--- Instructions to follow ---
Print only the lines from the top of the data through the line with "from bokeh.resources import INLINE", both included, skipping every picture.

--- Data for this exercise ---
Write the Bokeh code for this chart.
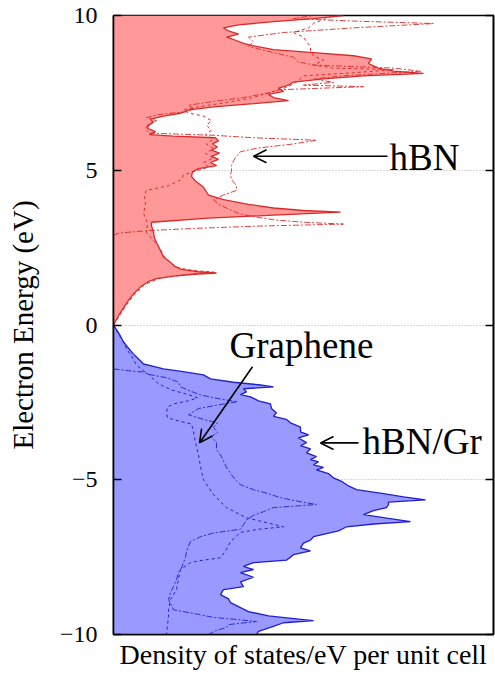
from bokeh.plotting import figure
from bokeh.models import (ColumnDataSource, LinearAxis, Arrow, OpenHead, Label,
                          FixedTicker, Range1d)
from bokeh.embed import file_html
from bokeh.resources import INLINE

# ---------------- data (energy in eV, DOS in states/eV per unit cell, arbitrary scale) -------------
# hBN/Gr total DOS, conduction side
cb_tot_E = [0.0, 0.3, 0.6, 0.8, 1.0, 1.2, 1.3, 1.42, 1.5, 1.58, 1.64, 1.68, 1.72, 1.8, 1.9, 2.05,
            2.2, 2.4, 2.6, 2.8, 3.0, 3.2, 3.32, 3.45, 3.55, 3.65, 3.7, 3.78, 3.9, 4.05, 4.2,
            4.45, 4.65, 4.8, 4.95, 5.05, 5.15, 5.25, 5.35, 5.45, 5.55, 5.65, 5.75, 5.85, 5.95,
            6.05, 6.1, 6.15, 6.25, 6.35, 6.45, 6.55, 6.65, 6.75, 6.85, 6.95, 7.05, 7.15, 7.25,
            7.35, 7.45, 7.55, 7.65, 7.75, 7.85, 7.95, 8.05, 8.13, 8.2, 8.3, 8.45, 8.6, 8.7, 8.8,
            8.9, 9.0, 9.1, 9.2, 9.3, 9.4, 9.5, 9.6, 9.7, 9.8, 9.9, 10.0]
cb_tot_D = [0.0, 0.5, 1.1, 1.5, 2.0, 2.6, 3.0, 3.6, 4.3, 6.0, 8.0, 10.3, 8.5, 6.8, 6.1, 5.6,
            5.0, 4.7, 4.4, 4.1, 4.0, 3.8, 3.8, 9.5, 16.0, 22.7, 19.0, 16.0, 13.5, 11.0, 9.5,
            9.0, 8.2, 7.8, 7.9, 8.5, 10.3, 9.7, 10.5, 9.8, 10.6, 9.8, 10.4, 9.9, 10.5,
            10.2, 6.0, 3.6, 4.2, 3.4, 3.5, 4.0, 3.7, 5.0, 6.8, 7.6, 10.0, 14.0, 17.5,
            16.0, 15.5, 17.0, 16.5, 17.5, 18.0, 21.0, 25.0, 31.0, 28.0, 26.5, 25.5, 25.8, 24.0, 20.0,
            16.0, 14.3, 13.0, 12.2, 11.3, 12.5, 11.5, 11.0, 12.5, 16.0, 20.0, 23.0]

# hBN DOS, conduction side
cb_hbn_E = [2.9, 2.97, 3.05, 3.12, 3.2, 3.26, 3.32, 3.4, 3.5, 3.6, 3.75, 3.9, 4.05, 4.2, 4.35,
            4.5, 4.7, 4.85, 5.0, 5.15, 5.3, 5.45, 5.6, 5.72, 5.85, 5.97, 6.05, 6.13, 6.2, 6.35,
            6.5, 6.6, 6.7, 6.8, 6.9, 7.0, 7.1, 7.2, 7.35, 7.5, 7.6, 7.7, 7.75, 7.84, 7.95, 8.05,
            8.2, 8.3, 8.4, 8.5, 8.65, 8.8, 9.0, 9.15, 9.3, 9.45, 9.6, 9.74, 9.82, 9.9, 10.0]
cb_hbn_D = [0.0, 0.5, 3.5, 8.0, 15.0, 23.0, 19.0, 16.0, 14.0, 12.5, 11.5, 10.5, 10.0, 11.0, 12.3,
            12.3, 11.8, 11.7, 11.8, 11.8, 12.0, 12.3, 12.7, 14.5, 18.0, 20.3, 14.0, 10.0, 3.5, 3.2,
            3.5, 4.3, 3.3, 4.5, 7.5, 8.0, 7.5, 9.5, 13.0, 15.5, 16.5, 25.0, 19.0, 22.0, 20.0, 23.0,
            30.7, 28.0, 20.0, 18.5, 18.0, 16.0, 13.5, 14.0, 13.5, 17.0, 24.0, 32.0, 24.0, 18.0, 20.0]

# graphene DOS, conduction side
cb_gr_E = [0.0, 0.3, 0.6, 1.0, 1.3, 1.5, 1.6, 1.71, 1.76, 1.85, 2.0, 2.2, 2.5, 2.8, 3.0, 3.3,
           3.6, 3.9, 4.2, 4.35, 4.5, 4.7, 4.85, 4.95, 5.1, 5.25, 5.4, 5.55, 5.7, 5.85, 6.0, 6.15,
           6.3, 6.45, 6.6, 6.75, 6.85, 6.95, 7.05, 7.2, 7.35, 7.5, 7.7, 7.9, 8.05, 8.15, 8.25,
           8.3, 8.4, 8.55, 8.7, 8.85, 9.0, 9.15, 9.3, 9.45, 9.6, 9.75, 9.9, 10.0]
cb_gr_D = [0.0, 0.6, 1.2, 2.1, 3.1, 4.5, 6.6, 10.0, 8.0, 6.4, 5.7, 5.1, 4.6, 3.8, 3.3, 3.4,
           3.0, 3.2, 3.1, 3.3, 5.5, 6.8, 7.0, 8.0, 9.5, 9.0, 10.0, 9.2, 10.0, 9.3, 10.0, 9.2,
           9.8, 9.3, 9.8, 9.0, 7.5, 7.0, 8.5, 11.5, 14.0, 15.5, 17.5, 18.5, 19.0, 24.0, 28.0,
           22.0, 20.0, 21.0, 20.0, 19.7, 19.7, 19.3, 19.0, 18.0, 19.5, 20.0, 21.3, 22.0]

# hBN/Gr total DOS, valence side
vb_tot_E = [0.0, -0.3, -0.55, -0.75, -0.94, -1.1, -1.26, -1.32, -1.42, -1.5, -1.61, -1.74,
            -1.85, -1.93, -2.0, -2.06, -2.16, -2.25, -2.32, -2.45, -2.55, -2.7, -2.84, -2.95,
            -3.05, -3.16, -3.3, -3.45, -3.55, -3.65, -3.8, -3.9, -4.0, -4.13, -4.25, -4.35,
            -4.42, -4.52, -4.6, -4.68, -4.8, -4.94, -5.05, -5.2, -5.32, -5.45, -5.55, -5.65,
            -5.72, -5.8, -5.9, -6.0, -6.13, -6.25, -6.35, -6.43, -6.52, -6.65, -6.84, -6.95,
            -7.05, -7.2, -7.3, -7.42, -7.5, -7.6, -7.68, -7.8, -7.9, -8.0, -8.15, -8.3, -8.45,
            -8.55, -8.71, -8.85, -8.97, -9.1, -9.26, -9.4, -9.5, -9.55, -9.62, -9.77, -9.9, -10.0]
vb_tot_D = [0.0, 0.6, 1.0, 1.5, 2.0, 2.5, 3.0, 3.8, 5.0, 6.8, 9.0, 9.7,
            12.0, 14.5, 16.0, 13.0, 13.3, 12.7, 13.7, 14.5, 15.7, 15.8, 16.3, 16.0,
            17.3, 17.7, 18.7, 18.7, 19.5, 18.5, 19.3, 18.7, 19.7, 19.3, 20.3, 19.7,
            20.5, 20.0, 21.0, 20.3, 21.5, 22.0, 22.8, 23.5, 24.3, 27.0, 29.0, 31.2,
            27.5, 27.5, 27.3, 26.0, 25.0, 27.5, 29.7, 26.0, 23.3, 22.5, 20.0, 19.7,
            19.0, 18.7, 19.7, 18.0, 17.7, 17.3, 14.0, 13.0, 14.0, 12.7, 14.0, 12.7, 13.0,
            11.0, 10.7, 11.5, 11.7, 12.5, 13.5, 15.5, 18.5, 20.0, 17.0, 15.7, 14.5, 14.3]

# hBN DOS, valence side
vb_hbn_E = [-1.42, -1.48, -1.52, -1.6, -1.71, -1.85, -2.0, -2.15, -2.26, -2.38, -2.48, -2.55,
            -2.7, -2.9, -3.05, -3.16, -3.3, -3.48, -3.6, -3.8, -4.03, -4.2, -4.4, -4.6, -4.84,
            -5.0, -5.16, -5.32, -5.45, -5.58, -5.7, -5.8, -5.9, -6.03, -6.15, -6.3, -6.45, -6.6,
            -6.72, -6.84, -7.0, -7.15, -7.32, -7.5, -7.68, -7.85, -8.0, -8.23, -8.45, -8.65,
            -8.87, -9.0, -9.2, -9.35, -9.45, -9.52, -9.58, -9.68, -9.77, -9.88, -10.0]
vb_hbn_D = [0.0, 1.5, 3.0, 3.6, 5.4, 6.5, 6.7, 7.8, 8.7, 10.5, 12.4, 11.0,
            8.5, 7.5, 9.0, 10.4, 10.0, 10.4, 9.8, 10.3, 10.3, 10.7, 11.0, 11.3, 11.8,
            12.2, 12.7, 14.0, 15.5, 16.7, 18.5, 20.3, 16.0, 15.0, 14.0, 13.3, 13.0, 12.7,
            10.0, 8.7, 7.7, 7.5, 7.3, 7.2, 7.0, 6.8, 6.5, 6.3, 6.0, 5.7,
            5.5, 5.7, 6.0, 8.5, 10.0, 12.5, 14.3, 11.5, 11.3, 10.2, 9.5]

# graphene DOS, valence side
vb_gr_E = [0.0, -0.3, -0.55, -0.77, -1.0, -1.3, -1.6, -1.9, -2.1, -2.25, -2.35, -2.45, -2.55,
           -2.65, -2.85, -3.0, -3.1, -3.2, -3.45, -3.8, -4.2, -4.58, -5.0, -5.48, -5.9, -6.23,
           -6.4, -6.52, -6.6, -6.7, -7.0, -7.3, -7.52, -7.62, -7.68, -7.9, -8.2, -8.55, -8.87,
           -9.2, -9.42, -9.7, -10.0]
vb_gr_D = [0.0, 0.5, 1.0, 1.3, 1.8, 2.3, 3.5, 4.5, 5.8, 7.5, 8.4, 7.5, 6.0,
           5.4, 5.3, 5.4, 6.5, 7.8, 8.0, 8.2, 8.5, 8.7, 9.0, 10.0, 11.3, 13.3,
           15.5, 17.0, 14.5, 12.7, 11.7, 11.2, 10.7, 8.5, 7.7, 6.7, 6.5, 6.3, 5.7,
           5.5, 5.5, 5.4, 5.3]

y_ticks = [-10, -5, 0, 5, 10]
y_tick_labels = {-10: "\u221210", -5: "\u22125", 0: "0", 5: "5", 10: "10"}
right_tick_labels = {-10: "", -5: "", 0: "", 5: "", 10: ""}

# ---------------- styles ----------------
RED_FILL = "#ff9999"
RED_LINE = "#d92b2b"
BLUE_FILL = "#9999ff"
BLUE_LINE = "#1f1fd0"
FONT = "Liberation Serif"
DASHDOT = "6 2 2 2"
DASHED = "3 3"

p = figure(width=495, height=677, output_backend="svg", toolbar_location=None,
           x_range=Range1d(0, 38), y_range=Range1d(-10, 10))
p.min_border_left = 113
p.min_border_right = 2
p.min_border_top = 15
p.min_border_bottom = 43
p.background_fill_color = "white"
p.border_fill_color = "white"
p.outline_line_color = "black"
p.outline_line_width = 1.6

cb_tot = ColumnDataSource(dict(E=cb_tot_E, D=cb_tot_D))
vb_tot = ColumnDataSource(dict(E=vb_tot_E, D=vb_tot_D))

p.harea(x1=0, x2="D", y="E", source=cb_tot, fill_color=RED_FILL, fill_alpha=1.0)
p.harea(x1=0, x2="D", y="E", source=vb_tot, fill_color=BLUE_FILL, fill_alpha=1.0)

p.line("D", "E", source=cb_tot, line_color=RED_LINE, line_width=1.3)
p.line(cb_hbn_D, cb_hbn_E, line_color=RED_LINE, line_width=0.9, line_dash=DASHDOT)
p.line(cb_gr_D, cb_gr_E, line_color=RED_LINE, line_width=1.0, line_dash=DASHED)

p.line("D", "E", source=vb_tot, line_color=BLUE_LINE, line_width=1.3)
p.line(vb_hbn_D, vb_hbn_E, line_color=BLUE_LINE, line_width=0.9, line_dash=DASHDOT)
p.line(vb_gr_D, vb_gr_E, line_color=BLUE_LINE, line_width=1.0, line_dash=DASHED)

# axes
tick = FixedTicker(ticks=y_ticks)
yax = p.yaxis[0]
yax.ticker = tick
yax.major_label_overrides = y_tick_labels
yax.major_tick_in = 8
yax.major_tick_out = 0
yax.major_tick_line_width = 1.6
yax.minor_tick_line_color = None
yax.axis_line_width = 1.6
yax.major_label_standoff = 16
yax.major_label_text_font = FONT
yax.major_label_text_font_size = "24px"
yax.major_label_text_color = "black"
yax.axis_label = "Electron Energy (eV)"
yax.axis_label_text_font = FONT
yax.axis_label_text_font_size = "29px"
yax.axis_label_text_font_style = "normal"
yax.axis_label_text_color = "black"
yax.axis_label_standoff = 18

xax = p.xaxis[0]
xax.ticker = FixedTicker(ticks=[])
xax.major_tick_line_color = None
xax.minor_tick_line_color = None
xax.axis_line_width = 1.6
xax.axis_label = "Density of states/eV per unit cell"
xax.axis_label_text_font = FONT
xax.axis_label_text_font_size = "28px"
xax.axis_label_text_font_style = "normal"
xax.axis_label_text_color = "black"
xax.axis_label_standoff = 4

rax = LinearAxis(ticker=FixedTicker(ticks=y_ticks), major_label_overrides=right_tick_labels,
                 major_tick_in=8, major_tick_out=0, major_tick_line_width=1.6,
                 minor_tick_line_color=None, axis_line_width=1.6, major_label_standoff=0)
p.add_layout(rax, "right")

p.xgrid.visible = False
p.ygrid.ticker = tick
p.ygrid.grid_line_color = "#b0b0b0"
p.ygrid.grid_line_dash = "1 2"
p.ygrid.grid_line_width = 1

# annotations
for (x0, y0, x1, y1) in [(27.4, 5.45, 14.0, 5.45), (24.5, -3.81, 20.7, -3.81), (13.9, -1.35, 8.6, -3.81)]:
    p.add_layout(Arrow(end=OpenHead(size=13, line_width=1.6, line_color="black"),
                       x_start=x0, y_start=y0, x_end=x1, y_end=y1,
                       line_width=1.6, line_color="black"))

for (x, y, t) in [(27.6, 5.42, "hBN"), (24.9, -3.77, "hBN/Gr"), (11.6, -0.67, "Graphene")]:
    p.add_layout(Label(x=x, y=y, text=t, text_font=FONT, text_font_size="37px",
                       text_color="black", text_baseline="alphabetic"))

open("out.html", "w").write(file_html(p, INLINE))
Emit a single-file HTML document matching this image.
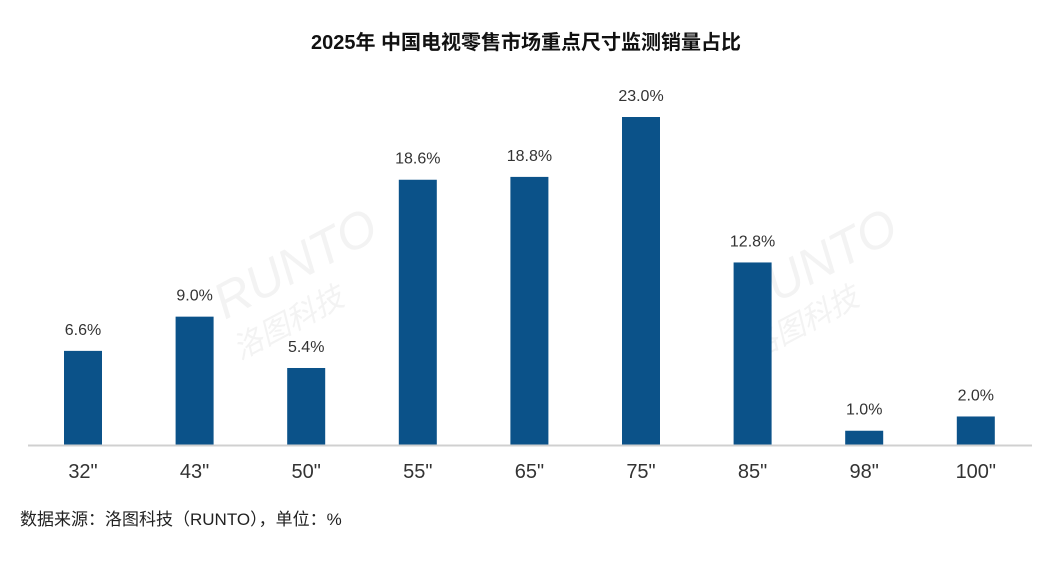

--- Written solution ---
Write the Bokeh code for this chart.
from bokeh.plotting import figure
from bokeh.models import (ColumnDataSource, LinearAxis, Arrow, OpenHead, Label,
                          FixedTicker, Range1d)
from bokeh.embed import file_html
from bokeh.resources import INLINE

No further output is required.